Отец жил между порывами воодушевления и периодами отчаяния, каждую, как он выражался, победу реакции воспринимая словно личную трагедию. Сын продолжал служить у людоедов — иначе золотопромышленников отец не называл. Был он в глазах сына человеком исключительным, недоступным мелкой суете. Неустанно подогревая в себе внутренний протест против монархии и засилья людоедов, он никогда не терял надежды, что придет великий час возмездия.
«Еще вчера я беседовал с вами, а ныне черный лик смерти внезапу накрыл меня. Приидите, о, братие и друзи, и вси, знаемии мя, и целуйте мя последним целованием».
Над заиндевелым дымящимся лесом кладбищенских крестов и оград струился и уплывал тленно сладкий синий дымок из кадильницы. Замерзший маленький попик читал треснувшим тенорком скоро и робко. Потупившись, Александр Николаевич стоял у разрытой могилы.
«Все стирается, все проходит… Неужели я забуду и голос отца, как почти забыл голос мамы? Останется только самый звук, интонация, но и она постепенно погаснет в памяти?.. Что есть память? Что есть прошедшее, которое мы силимся зачем-то удержать в себе?.. Зачем?..»
Под белым погребальным покрывалом угадывались сложенные руки отца. Редкий иней слетал и, сверкая, успокаивался на них.
С забившимся сердцем Александр Николаевич вспомнил последнее слабое пожатье, каким отец ответил на его прикосновение.

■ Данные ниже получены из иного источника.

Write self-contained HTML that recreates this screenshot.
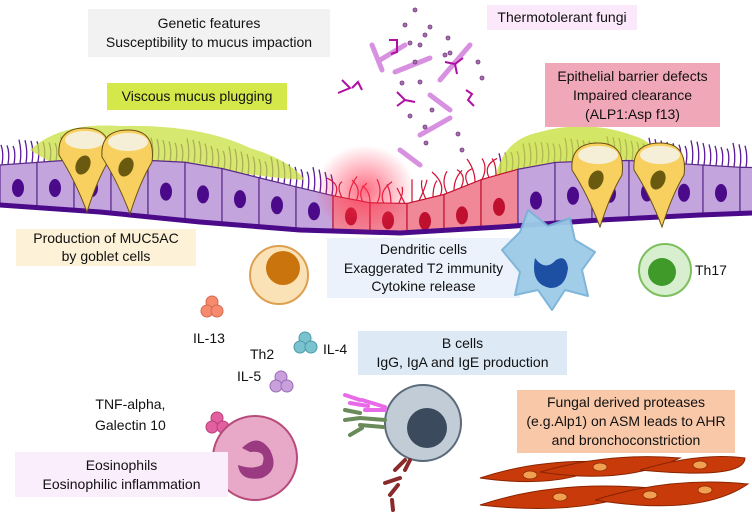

— Скажи мне что-нибудь? — почему-то стыдясь, попросил он тогда, желая с отчаянием, чтоб умирающий его напутствовал, завещал ему что-то самое главное, что он должен знать, оставаясь на свете один.
— Ну, что я тебе скажу? — с капризной слабостью возразил отец, измученный хворью, и закрыл глаза, обведенные коричневыми кругами. — Что я тебе скажу? — прошептал он еще раз.
…Тогда он нащупал на постели сухую отцовскую ладонь и сжал ее. И она последний раз ответила ему чуть слышно.
— Руки-ти, руки-ти развяжите ему, — зашушукались старухи, окружавшие гроб. — Так и на тот свет пойдет со связанными руками? Ему перед другими обидно будет. А палочку-ти положили, чтоб подпираться?
Черные платки и согнутые старушечьи спины заволновались, скрыли от него гроб, что-то там делали с отцом, необходимое перед его безвозвратной дорогой.
В сущности, он плохо знал своего отца, и жизнь его осталась тайной, как жизнь чужого. Его идеи он отвергал как заблуждения, не делил ни его страхов, ни восторгов. Казалось, еще успеется, еще будет время выслушать. И вот все кончилось молчанием без ответа, без отзыва, молчанием сомкнутых губ, век, холодом сложенных рук.
Здешние буряты могут назвать своих предков по мужской линии в двадцати пяти поколениях. Кого знает он? Какое-то смутное предание, что дед жил по одну сторону речки Оскол, а бабка по другую? И где эта речка? Лежит она где-то под толщей льда, в занесенных пургой по макушку кустарниках, предназначенная отныне ему быть единственным знаком его начала. К нему пришло странное ощущение его собственного исчезновения, растворения в роде частицей, как взвесь песка в воде.
— Примите мои соболезнования, дорогой, — неторопливо и важно сказал известный в городе купец, разбогатевший на оптовой торговле. Припухшие умные глаза его слезились на морозе, и мочка уха побелела.
— Спасибо, что пришли почтить… прошу и на обеде поминальном присутствовать, — с трудом выговорил Александр Николаевич, глядя на эту мочку.
— Да-а, — вздохнул купец. — Давно ли матушка, и теперь вот… Я, знаете ли, уважал талант родителя вашего, хотя, конечно, он был странных взглядов человек. Вы-то, однако, ошибок его не повторили. — Купец перекрестился, как бы одобряя Александра Николаевича. — Он ведь, если помните, семейство наше все в портретах изобразил. В столовой теперь висим. Так сказать, основа купеческого древа-с… Я, собственно, по случаю здесь, своих навестить, некоторым образом — годовщина. Гляжу, и вашего подвозят. Надо, думаю, подойти проститься, знакомцы были.